O crime de infanticídio, que o Supremo Tribunal considerou não se aplicar no caso, é descrito no nº 136 Código Penal como "a mãe que matar o filho durante ou logo após o parto e estando ainda sob a sua influência perturbadora", e é punido com pena de prisão de 1 a 5 anos. Já o "homicídio privilegiado", tipificado no artigo 133º, aplica-se a quem "matar outra pessoa dominado por compreensível emoção violenta, compaixão, desespero ou motivo de relevante valor social ou moral, que diminuam sensivelmente a sua culpa", e é punido com pena de prisão de 1 a 5 anos.
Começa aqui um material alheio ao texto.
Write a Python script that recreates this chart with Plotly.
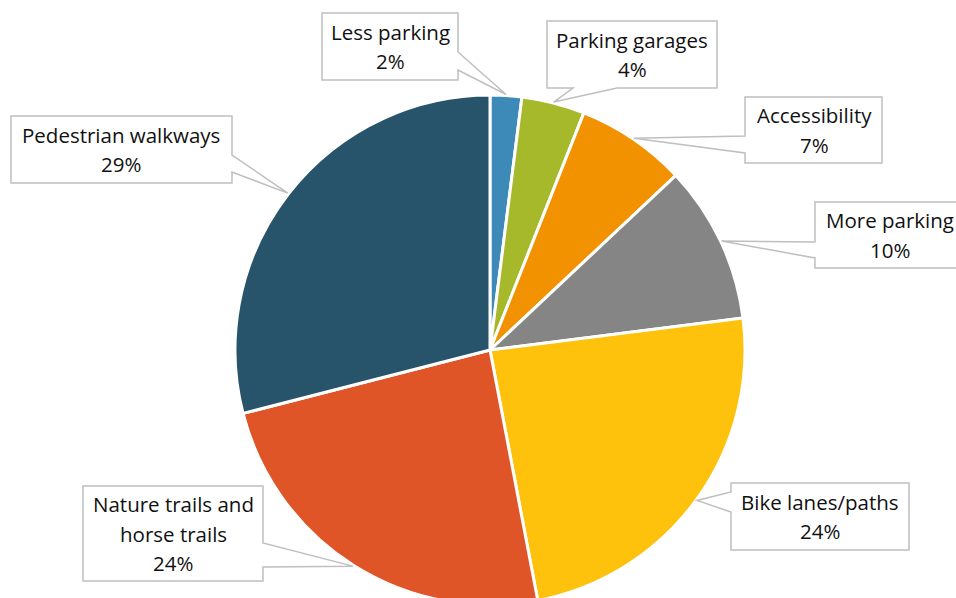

Por fim, o crime de exposição ou abandono, como já referido, é tipificado no nº 138 do CP e aplica-se quando alguém coloca em perigo a vida de outra pessoa "expondo-a em lugar que a sujeite a uma situação de que ela, só por si, não possa defender-se; ou abandonando-a sem defesa, sempre que ao agente coubesse o dever de a guardar, vigiar ou assistir". A pena é de 1 a 5 anos, agravada quando o facto for praticado por ascendente ou descendente, adoptante ou adoptado da vítima -- passa a de 2 a 5 anos.

A criança abandonada, um menino, encontra-se livre de perigo e deverá ter lata em breve.